WORK INSTRUCTIONS: Restate the lines word for word, from the first line of the records through the line containing "1003, 980, 949, 921, 895, 870, 846, 823]". Leave out the pictures and anything after that line.

[Plotting code records]

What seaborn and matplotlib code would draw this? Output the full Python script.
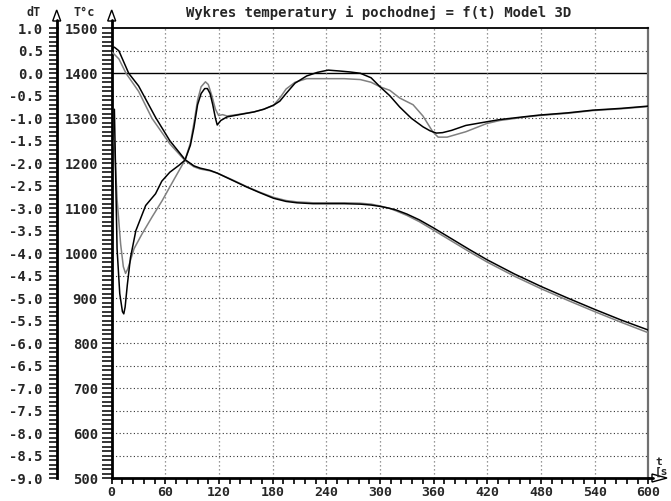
import numpy as np
import pandas as pd
import seaborn as sns
import matplotlib
matplotlib.use('Agg')
import matplotlib.pyplot as plt
from matplotlib.ticker import MultipleLocator, FuncFormatter, FixedLocator
from matplotlib.patches import Polygon
from matplotlib.lines import Line2D

# ---------------- data ----------------
t_temp_a = [0, 3, 8, 19, 30, 49, 65, 82, 92, 99, 110, 118, 135, 151, 165, 181, 195, 207, 225, 240,
            260, 278, 290, 300, 310, 318, 330, 344, 360, 380, 400, 420, 450, 480, 510, 540, 570, 600]
temp_a = [1455, 1458, 1450, 1400, 1372, 1302, 1250, 1208, 1194, 1189, 1184, 1178, 1162, 1147, 1135,
          1122, 1115, 1112, 1110, 1110, 1110, 1109, 1107, 1104, 1100, 1096, 1087, 1074, 1056, 1032,
          1008, 985, 954, 926, 900, 875, 851, 829]

t_temp_b = [0, 2, 8, 16, 30, 45, 65, 82, 92, 99, 110, 118, 135, 151, 165, 181, 195, 207, 225, 240,
            260, 278, 290, 300, 310, 318, 330, 344, 360, 380, 400, 420, 450, 480, 510, 540, 570, 600]
temp_b = [1447, 1444, 1432, 1400, 1360, 1300, 1243, 1206, 1192, 1187, 1183, 1178, 1163, 1148, 1136,
          1124, 1117, 1114, 1112, 1112, 1112, 1111, 1109, 1105, 1100, 1094, 1084, 1070, 1051, 1027,
          1003, 980, 949, 921, 895, 870, 846, 823]

t_deriv_a = [3, 6, 9, 12, 13.5, 15, 17.5, 21, 27, 38, 49, 56, 65, 75, 82, 88, 92, 96, 100, 104,
             107, 110, 113, 116, 118, 122, 129, 140, 159, 170, 181, 188, 195, 205, 218, 230, 242,
             255, 266, 278, 290, 300, 311, 322, 335, 348, 356, 363, 370, 380, 396, 419, 434, 460,
             478, 510, 538, 570, 600]
deriv_a = [-0.8, -3.9, -4.9, -5.3, -5.35, -5.2, -4.7, -4.1, -3.5, -2.94, -2.68, -2.4, -2.2, -2.05,
           -1.93, -1.6, -1.2, -0.7, -0.45, -0.34, -0.34, -0.45, -0.7, -1.0, -1.15, -1.05, -0.97,
           -0.93, -0.86, -0.8, -0.71, -0.62, -0.45, -0.22, -0.06, 0.02, 0.07, 0.05, 0.03, 0.0,
           -0.1, -0.3, -0.5, -0.75, -1.0, -1.19, -1.28, -1.33, -1.32, -1.27, -1.16, -1.08, -1.03,
           -0.97, -0.93, -0.88, -0.82, -0.78, -0.73]

t_deriv_b = [3, 6, 10, 13, 15.5, 18, 21, 25, 34, 45, 56.5, 70, 82, 88, 92, 96, 100, 104.8, 108,
             112, 116, 119.6, 124, 129, 140, 159, 170, 181, 188, 195, 205, 218, 230, 242, 260, 278,
             290, 300, 311, 322, 337, 348, 359, 365, 375, 396, 419, 434, 460, 478, 510, 538, 570, 600]
deriv_b = [-1.5, -2.8, -3.8, -4.3, -4.45, -4.35, -4.16, -3.9, -3.57, -3.2, -2.83, -2.35, -1.93,
           -1.55, -1.1, -0.6, -0.3, -0.19, -0.25, -0.5, -0.8, -0.94, -0.92, -0.95, -0.92, -0.86,
           -0.8, -0.71, -0.55, -0.35, -0.2, -0.12, -0.12, -0.12, -0.12, -0.14, -0.2, -0.3, -0.38,
           -0.55, -0.7, -0.95, -1.3, -1.42, -1.42, -1.3, -1.12, -1.05, -0.98, -0.94, -0.89, -0.83,
           -0.79, -0.74]

x_ticks = [0, 60, 120, 180, 240, 300, 360, 420, 480, 540, 600]
temp_ticks = [500, 600, 700, 800, 900, 1000, 1100, 1200, 1300, 1400, 1500]
deriv_ticks = [-9.0, -8.5, -8.0, -7.5, -7.0, -6.5, -6.0, -5.5, -5.0, -4.5, -4.0, -3.5, -3.0,
               -2.5, -2.0, -1.5, -1.0, -0.5, 0.0, 0.5, 1.0]

title = "Wykres temperatury i pochodnej = f(t) Model 3D"

# ---------------- figure ----------------
sns.set_style('white')
plt.rcParams['font.family'] = ['DejaVu Sans Mono', 'DejaVu Sans']
plt.rcParams['font.weight'] = 'bold'

W, H = 671, 501
fig = plt.figure(figsize=(W / 100, H / 100), dpi=100)
x0, x1, y0, y1 = 111.7, 648.3, 28.3, 478.0  # pixel positions of the plot frame
ax = fig.add_axes([x0 / W, 1 - y1 / H, (x1 - x0) / W, (y1 - y0) / H])
ax2 = ax.twinx()

def fx(px):
    return px / W

def fy(py):
    return 1 - py / H

ax.set_xlim(0, 600)
ax.set_ylim(500, 1500)
ax2.set_ylim(-9.0, 1.0)

# grid
for yv in np.arange(550, 1500, 50):
    if yv == 1400:
        ax.axhline(yv, color='black', lw=1.0, zorder=1)
    else:
        ax.axhline(yv, color='#333333', lw=0.8, ls=(0, (1, 2.2)), zorder=1)
for xv in x_ticks[1:-1]:
    ax.axvline(xv, color='#777777', lw=0.9, ls=(0, (1, 2.2)), zorder=1)

# curves
sns.lineplot(x=t_temp_b, y=temp_b, ax=ax, color='#808080', lw=1.1, zorder=3)
sns.lineplot(x=t_temp_a, y=temp_a, ax=ax, color='black', lw=1.1, zorder=3)
sns.lineplot(x=t_deriv_b, y=deriv_b, ax=ax2, color='#808080', lw=1.1, zorder=3)
sns.lineplot(x=t_deriv_a, y=deriv_a, ax=ax2, color='black', lw=1.1, zorder=3)

# x axis
ax.xaxis.set_major_locator(FixedLocator(x_ticks))
ax.xaxis.set_minor_locator(MultipleLocator(12))
ax.tick_params(axis='x', which='both', direction='out', length=4.5, width=1.2,
               pad=1.5, labelsize=9.5, bottom=True, color='black')
ax.set_xticklabels([str(v) for v in x_ticks])

# T axis (main, at frame left)
ax.yaxis.set_major_locator(FixedLocator(temp_ticks))
ax.yaxis.set_minor_locator(MultipleLocator(10))
ax.yaxis.set_major_formatter(FuncFormatter(lambda v, p: f"{int(round(v))}"))
ax.tick_params(axis='y', which='both', direction='out', length=7.5, width=1.1,
               pad=2.5, labelsize=10, left=True, right=False, color='black')

# dT axis (offset to the left)
ax2.yaxis.tick_left()
ax2.yaxis.set_label_position('left')
ax2.spines['left'].set_position(('outward', 39.6))
ax2.yaxis.set_major_locator(FixedLocator(deriv_ticks))
ax2.yaxis.set_minor_locator(MultipleLocator(0.1))

def dfmt(v, p):
    if abs(v) < 1e-9:
        return "0.0"
    return f"{v:.1f}"

ax2.yaxis.set_major_formatter(FuncFormatter(dfmt))
ax2.tick_params(axis='y', which='both', direction='out', length=6, width=1.1,
                pad=4, labelsize=10, left=True, right=False, color='black')
ax.set_xlabel('')
ax.set_ylabel('')
ax2.set_ylabel('')

# spines
for s in ['top', 'right', 'bottom']:
    ax2.spines[s].set_visible(False)
ax2.spines['left'].set_linewidth(2.0)
ax2.spines['left'].set_color('black')
ax.spines['left'].set_linewidth(2.0)
ax.spines['left'].set_color('black')
ax.spines['bottom'].set_linewidth(2.0)
ax.spines['bottom'].set_color('black')
ax.spines['top'].set_linewidth(1.3)
ax.spines['top'].set_color('black')
ax.spines['right'].set_linewidth(1.6)
ax.spines['right'].set_color('#707070')

# axis extensions and arrows
dT_x = x0 - 55.0
for xs in (x0, dT_x):
    fig.add_artist(Line2D([fx(xs), fx(xs)], [fy(y0), fy(20)], color='black', lw=2.0,
                          transform=fig.transFigure))
    fig.add_artist(Polygon([(fx(xs - 4), fy(21)), (fx(xs + 4), fy(21)), (fx(xs), fy(10))],
                           closed=True, facecolor='white', edgecolor='black', lw=1.0,
                           transform=fig.transFigure))
fig.add_artist(Line2D([fx(x1), fx(653)], [fy(y1), fy(y1)], color='black', lw=2.0,
                      transform=fig.transFigure))
fig.add_artist(Polygon([(fx(652), fy(y1 - 4)), (fx(652), fy(y1 + 4)), (fx(667), fy(y1))],
                       closed=True, facecolor='white', edgecolor='black', lw=1.0,
                       transform=fig.transFigure))

# texts
fig.text(fx(379), fy(13), title, ha='center', va='center', fontsize=10, fontweight='bold')
fig.text(fx(34), fy(12), 'dT', ha='center', va='center', fontsize=8.5, fontweight='bold')
fig.text(fx(84), fy(12), 'T°c', ha='center', va='center', fontsize=8.5, fontweight='bold')
fig.text(fx(655), fy(462), 't', ha='left', va='center', fontsize=8, fontweight='bold')
fig.text(fx(655), fy(472), '[s', ha='left', va='center', fontsize=8, fontweight='bold')

fig.savefig('out.png', dpi=100)
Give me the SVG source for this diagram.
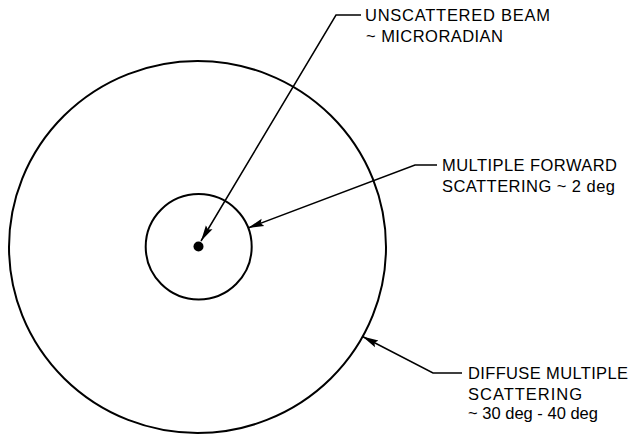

FINAL ANSWER:
What seaborn and matplotlib code would draw this? Output the full Python script.
import numpy as np
import pandas as pd
import seaborn as sns
import matplotlib
matplotlib.use('Agg')
import matplotlib.pyplot as plt
from matplotlib.ticker import MultipleLocator, FuncFormatter, FixedLocator
from matplotlib.patches import Polygon
from matplotlib.lines import Line2D

# ---------------- data ----------------
t_temp_a = [0, 3, 8, 19, 30, 49, 65, 82, 92, 99, 110, 118, 135, 151, 165, 181, 195, 207, 225, 240,
            260, 278, 290, 300, 310, 318, 330, 344, 360, 380, 400, 420, 450, 480, 510, 540, 570, 600]
temp_a = [1455, 1458, 1450, 1400, 1372, 1302, 1250, 1208, 1194, 1189, 1184, 1178, 1162, 1147, 1135,
          1122, 1115, 1112, 1110, 1110, 1110, 1109, 1107, 1104, 1100, 1096, 1087, 1074, 1056, 1032,
          1008, 985, 954, 926, 900, 875, 851, 829]

t_temp_b = [0, 2, 8, 16, 30, 45, 65, 82, 92, 99, 110, 118, 135, 151, 165, 181, 195, 207, 225, 240,
            260, 278, 290, 300, 310, 318, 330, 344, 360, 380, 400, 420, 450, 480, 510, 540, 570, 600]
temp_b = [1447, 1444, 1432, 1400, 1360, 1300, 1243, 1206, 1192, 1187, 1183, 1178, 1163, 1148, 1136,
          1124, 1117, 1114, 1112, 1112, 1112, 1111, 1109, 1105, 1100, 1094, 1084, 1070, 1051, 1027,
          1003, 980, 949, 921, 895, 870, 846, 823]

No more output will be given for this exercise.